Shortcuts to social satisfaction
These are some of the best ways to ensure social media management is effective, without becoming all-consuming:
Replicate key content across every channel.
Take a press release, and cut it down to 100 words for Facebook. Then reword it to 200 characters for Twitter. Then, cut it down again to 100 characters and publish it on Instagram alongside a photo. Each platform has completely different audiences, so ensure key messages reach all of them.
Remain professional.
If a customer posts on a review site using capital letters and expletives, it’ll reflect badly on them rather than you. Responding calmly and politely will impress onlookers, who tend to appreciate a measured response to unreasonable words. Be polite, but apologise for their distress rather than your actions.
Don’t hunt for irrelevant information.
It’s largely irrelevant how many times a month your biggest rival updates its LinkedIn company page. What matters is the quality of your own output – factual/grammatical accuracy, whether new posts increase traffic to your website, and so forth.
Install tools to prioritise interactions.
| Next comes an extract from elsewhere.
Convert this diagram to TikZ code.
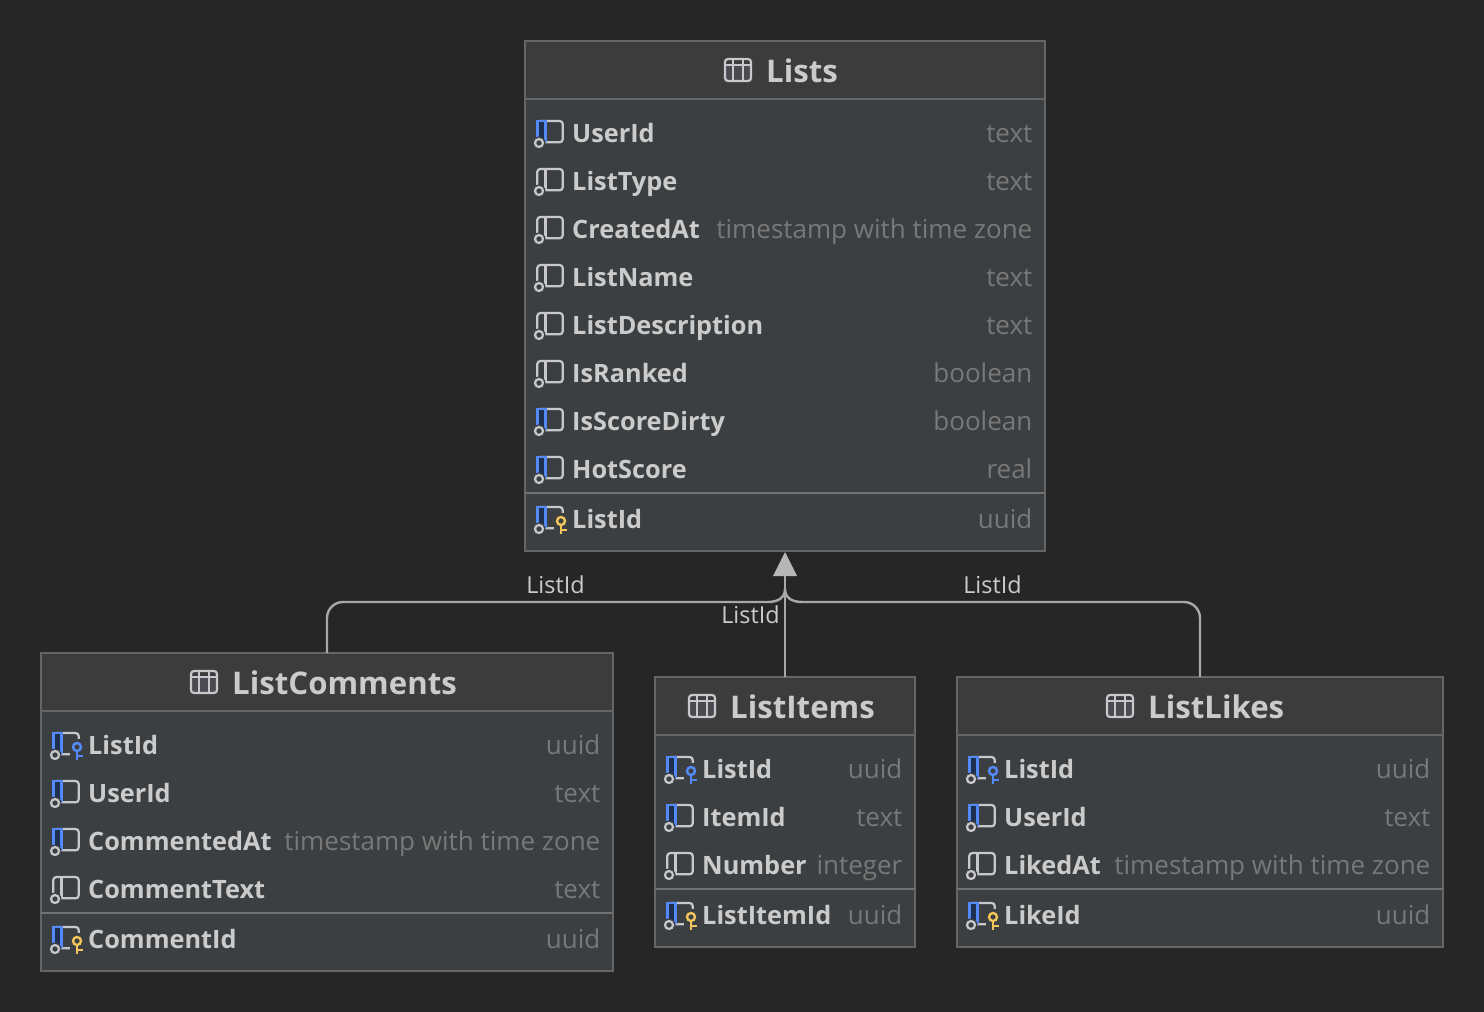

Today’s algorithmic analysis platforms can identify sentiments such as sarcasm in inbound messages, flagging up key terms like “complain” or “leave”. These posts may require immediate responses, whereas spam messages are often graded as low-priority – or simply ignored.
Measure results.
Social media management isn’t about throwing content into a void. It’s about establishing why campaign A performed better than campaign B, and learning lessons for Campaign C. It’s worth familiarising yourself with an analytics package to enable you to fully measure engagement and ROI.
Encourage interaction.
Your followers all have opinions, so home in on these thoughts with surveys, questionnaires, and competitions. Candid feedback might reveal areas requiring improvement, such as greater product information being needed to support spontaneous buying decisions.